▶ Work to be completed:
Repeat every line of the data exactly, but not the pictures.

▶ Data extract:

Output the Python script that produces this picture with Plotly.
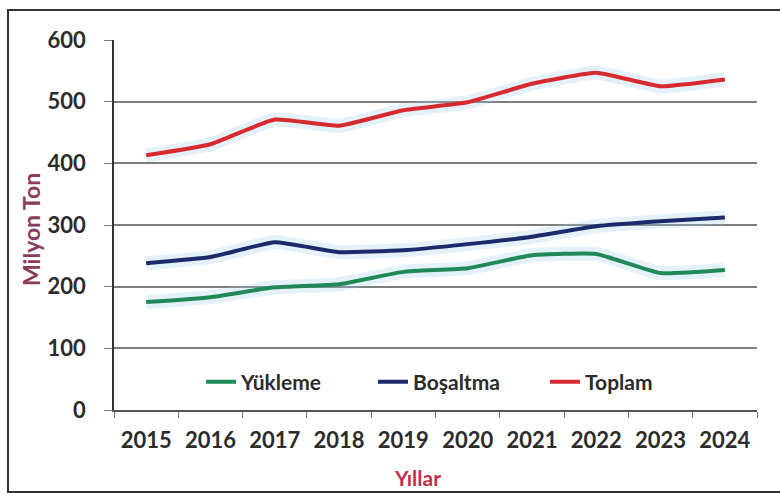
import plotly.graph_objects as go

# Yıllık elleçleme verileri (milyon ton)
years = ["2015", "2016", "2017", "2018", "2019", "2020", "2021", "2022", "2023", "2024"]
yukleme = [175, 183, 199, 204, 224, 230, 251, 253, 222, 227]
bosaltma = [238, 248, 272, 256, 259, 269, 281, 298, 306, 312]
toplam = [413, 431, 471, 461, 486, 499, 529, 547, 525, 536]
y_ticks = [0, 100, 200, 300, 400, 500, 600]

series = [
    ("Yükleme", yukleme, "#1f8a57"),
    ("Boşaltma", bosaltma, "#1c2a6b"),
    ("Toplam", toplam, "#d62a2e"),
]

FONT = "Lato"
TEXT = "#2b2b2b"

fig = go.Figure()

# soft light-blue halo under each line
for name, vals, col in series:
    fig.add_trace(go.Scatter(
        x=years, y=vals, mode="lines", showlegend=False, hoverinfo="skip",
        line=dict(color="rgba(160,205,235,0.28)", width=14, shape="spline", smoothing=0.4),
    ))

for name, vals, col in series:
    fig.add_trace(go.Scatter(
        x=years, y=vals, mode="lines", name=name,
        line=dict(color=col, width=4, shape="spline", smoothing=0.4),
    ))

# plot area spans x 114..757, y 40..410 in an 780x495 canvas
L, R, T, B = 114, 23, 40, 85
PW, PH = 780 - L - R, 495 - T - B

def px(x):
    return (x - L) / PW

def py(y):
    return (495 - B - y) / PH

fig.update_layout(
    width=780, height=495,
    margin=dict(l=L, r=R, t=T, b=B),
    paper_bgcolor="white", plot_bgcolor="white",
    font=dict(family=FONT, size=20, color=TEXT, weight="bold"),
    showlegend=True,
    legend=dict(
        orientation="h", x=px(201), y=py(382), xanchor="left", yanchor="middle",
        bgcolor="rgba(0,0,0,0)", font=dict(family=FONT, size=21, color=TEXT, weight="bold"),
        entrywidth=127, entrywidthmode="pixels", traceorder="normal",
    ),
    xaxis=dict(
        type="category", showgrid=False, showline=True, linecolor="#555", linewidth=1.5,
        ticks="outside", tickson="boundaries", ticklen=6, tickcolor="#777",
        tickfont=dict(family=FONT, size=22, color=TEXT, weight="bold"),
        ticklabelstandoff=10, range=[-0.5, 9.5], fixedrange=True,
    ),
    yaxis=dict(
        range=[0, 600], tickvals=y_ticks, ticktext=[str(v) for v in y_ticks],
        showgrid=True, gridcolor="#7d7d7d", gridwidth=1.5,
        showline=True, linecolor="#333", linewidth=1.5, zeroline=False,
        ticks="outside", ticklen=8, tickcolor="#7d7d7d",
        tickfont=dict(family=FONT, size=22, color=TEXT, weight="bold"),
        ticklabelstandoff=14,
    ),
    annotations=[
        dict(text="Milyon Ton", xref="paper", yref="paper", x=px(31), y=py(230),
             textangle=-90, showarrow=False, xanchor="center", yanchor="middle",
             font=dict(family=FONT, size=23, color="#8a3c5c", weight="bold")),
        dict(text="Yıllar", xref="paper", yref="paper", x=px(417), y=py(478),
             showarrow=False, xanchor="center", yanchor="middle",
             font=dict(family=FONT, size=21, color="#c4304a", weight="bold")),
    ],
    shapes=[
        dict(type="rect", xref="paper", yref="paper",
             x0=px(8), x1=px(783), y0=py(492), y1=py(10),
             line=dict(color="#333", width=2), fillcolor="rgba(0,0,0,0)", layer="below"),
    ],
)

fig.write_html("out.html")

▶ Answer for the task:
Output the Python script that produces this picture with Plotly.
import plotly.graph_objects as go

# Yıllık elleçleme verileri (milyon ton)
years = ["2015", "2016", "2017", "2018", "2019", "2020", "2021", "2022", "2023", "2024"]
yukleme = [175, 183, 199, 204, 224, 230, 251, 253, 222, 227]
bosaltma = [238, 248, 272, 256, 259, 269, 281, 298, 306, 312]
toplam = [413, 431, 471, 461, 486, 499, 529, 547, 525, 536]
y_ticks = [0, 100, 200, 300, 400, 500, 600]

series = [
    ("Yükleme", yukleme, "#1f8a57"),
    ("Boşaltma", bosaltma, "#1c2a6b"),
    ("Toplam", toplam, "#d62a2e"),
]

FONT = "Lato"
TEXT = "#2b2b2b"

fig = go.Figure()

# soft light-blue halo under each line
for name, vals, col in series:
    fig.add_trace(go.Scatter(
        x=years, y=vals, mode="lines", showlegend=False, hoverinfo="skip",
        line=dict(color="rgba(160,205,235,0.28)", width=14, shape="spline", smoothing=0.4),
    ))

for name, vals, col in series:
    fig.add_trace(go.Scatter(
        x=years, y=vals, mode="lines", name=name,
        line=dict(color=col, width=4, shape="spline", smoothing=0.4),
    ))

# plot area spans x 114..757, y 40..410 in an 780x495 canvas
L, R, T, B = 114, 23, 40, 85
PW, PH = 780 - L - R, 495 - T - B

def px(x):
    return (x - L) / PW

def py(y):
    return (495 - B - y) / PH

fig.update_layout(
    width=780, height=495,
    margin=dict(l=L, r=R, t=T, b=B),
    paper_bgcolor="white", plot_bgcolor="white",
    font=dict(family=FONT, size=20, color=TEXT, weight="bold"),
    showlegend=True,
    legend=dict(
        orientation="h", x=px(201), y=py(382), xanchor="left", yanchor="middle",
        bgcolor="rgba(0,0,0,0)", font=dict(family=FONT, size=21, color=TEXT, weight="bold"),
        entrywidth=127, entrywidthmode="pixels", traceorder="normal",
    ),
    xaxis=dict(
        type="category", showgrid=False, showline=True, linecolor="#555", linewidth=1.5,
        ticks="outside", tickson="boundaries", ticklen=6, tickcolor="#777",
        tickfont=dict(family=FONT, size=22, color=TEXT, weight="bold"),
        ticklabelstandoff=10, range=[-0.5, 9.5], fixedrange=True,
    ),
    yaxis=dict(
        range=[0, 600], tickvals=y_ticks, ticktext=[str(v) for v in y_ticks],
        showgrid=True, gridcolor="#7d7d7d", gridwidth=1.5,
        showline=True, linecolor="#333", linewidth=1.5, zeroline=False,
        ticks="outside", ticklen=8, tickcolor="#7d7d7d",
        tickfont=dict(family=FONT, size=22, color=TEXT, weight="bold"),
        ticklabelstandoff=14,
    ),
    annotations=[
        dict(text="Milyon Ton", xref="paper", yref="paper", x=px(31), y=py(230),
             textangle=-90, showarrow=False, xanchor="center", yanchor="middle",
             font=dict(family=FONT, size=23, color="#8a3c5c", weight="bold")),
        dict(text="Yıllar", xref="paper", yref="paper", x=px(417), y=py(478),
             showarrow=False, xanchor="center", yanchor="middle",
             font=dict(family=FONT, size=21, color="#c4304a", weight="bold")),
    ],
    shapes=[
        dict(type="rect", xref="paper", yref="paper",
             x0=px(8), x1=px(783), y0=py(492), y1=py(10),
             line=dict(color="#333", width=2), fillcolor="rgba(0,0,0,0)", layer="below"),
    ],
)

fig.write_html("out.html")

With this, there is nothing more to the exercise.